When I was playing co-op, large battles would usually be preceded by lengthy strategic discussion wherein we weighed up our various options and tried to select the best from all the many branching possibilities. It doesn’t always go right, of course, it’s complex enough that there’ll often be something you didn’t take into account or simply didn’t know, but coping with that is a good part of the fun. It’s about making a plan and then adjusting it on the fly as things change. Weighing up which character would be best doing which thing, how best to use the party’s resources. It’s extremely enjoyable in single player but in co-op it’s outstanding.
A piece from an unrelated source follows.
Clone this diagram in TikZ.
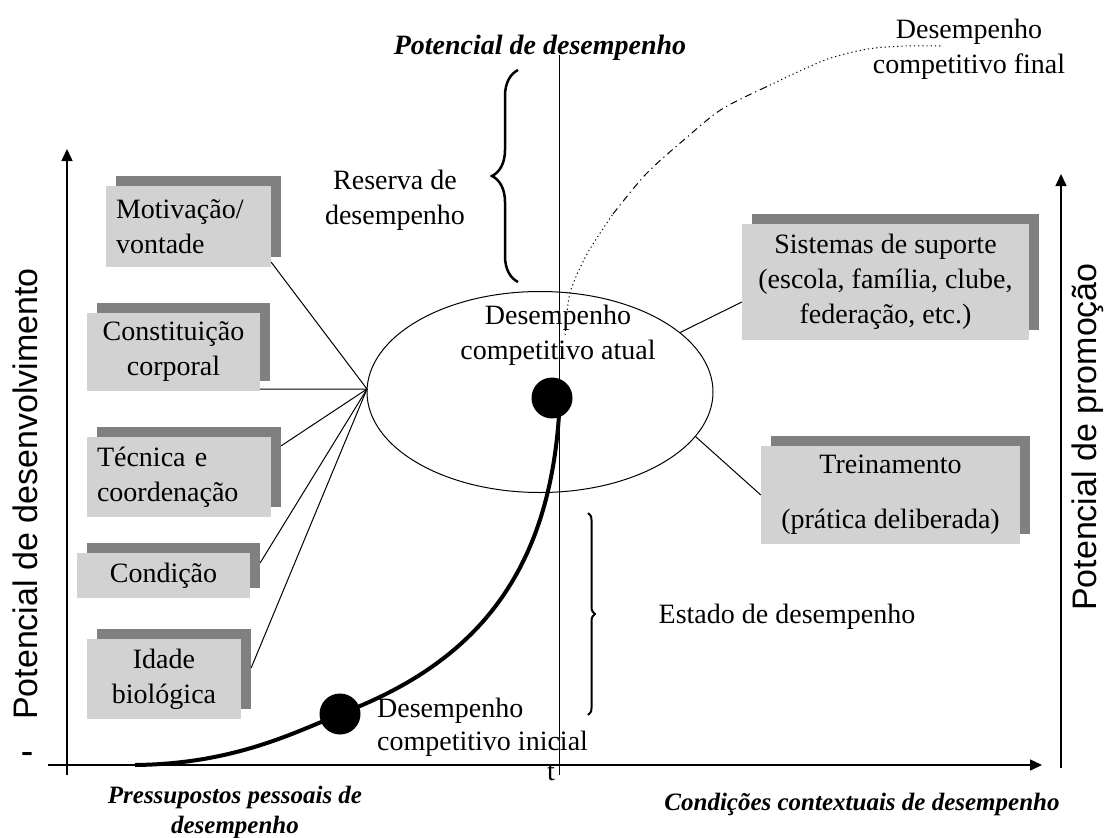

Combat in party RPGs can sometimes be tedious. After a while you’ve learned what the effective skills are and how to position your party, and battles become routine — slight variations on tune. Divinity doesn’t completely avoid this — I think it’s an almost inevitable pitfall of the genre — but it puts it off until much later. For the vast majority of the game no two battles will play out quite alike as the enemies, terrain, your characters’ abilities and the available elemental madness vary.
I love Divinity. It’s the most enjoyable RPG I’ve played since Morrowind.
It’s a big, beautiful game. I spent around 200 hours playing the pre-Enhanced version (in Wine). That represents one complete co-op playthrough and one almost complete single player game. I’ve been playing the Enhanced Edition for about 50 hours split fairly equally between separate single player and co-op games. From what I’ve seen so far the Enhanced Edition is an improvement on an already superb game, all of the additions and tweaks so far have been for the better.
If you like playing with systems, exploring interesting locations in a self-directed way and strategic combat then I can’t recommend this game highly enough, especially if you intend to play in co-op. If you play games like this mainly for the story and want a rich, deep narrative with a labyrinthine plot, reams of lore and character development that occurs explicitly in the game rather than in your imagination then you may want to look elsewhere. You’d still probably like it though, just not as much as Pillars of Eternity.